Description of the Minnesota Street Creative Writing Workshops
Three nationally-recognized Visiting Creative Writers (a poet, a fiction writer, and a creative non-fiction writer) will each take up a separate three-week residency at the College of St. Benedict. Each writer will conduct a 2-hour workshop, five days a week, for the Manitou Fellows and also provide a one-on-one mentoring session for each Manitou Fellow during this residency. Visiting writers and Manitou Fellows will participate in group excursions to literary presses, book arts studios, and other cultural group events.
Manitou Fellows
Manitou Fellows will attend all workshops given by each of the three Visiting Creative Writers and participate in group excursions to literary presses, book arts studios, and other cultural group events. Manitou Fellows will continue to work independently on their own creative writing projects throughout the residency.
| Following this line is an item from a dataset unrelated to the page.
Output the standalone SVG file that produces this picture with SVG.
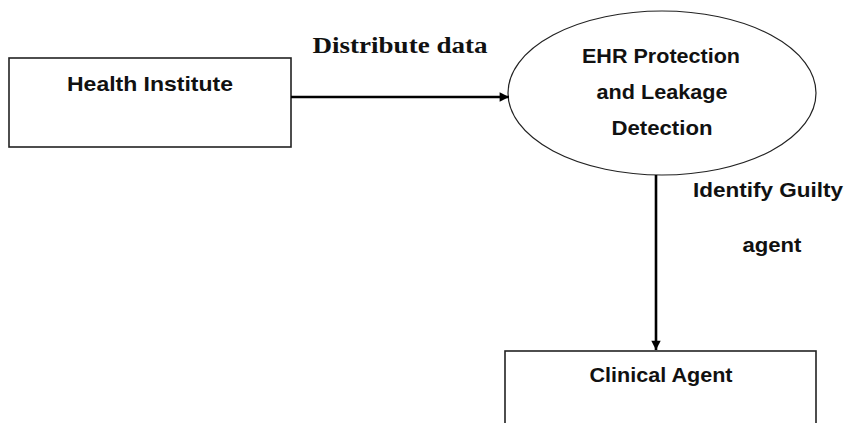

Students will compile a portfolio of their best work completed over the residency, which will be submitted to the Director and Associate Director of the Literary Arts Institute.
Eligibility
Eligible candidates for a Manitou Fellowship must be current CSB/SJU undergraduates and must be returning for the 2021/2022 academic year (they cannot be graduating in Spring 2021). Candidates are not required to be English majors but they must have interest in and experience with creative writing, including one or more of the following three genres: poetry, fiction, and creative nonfiction.
All funding for the Minnesota Street Creative Writing Workshops and Manitou Fellowships has been made possible by a generous grant from Manitou Fund.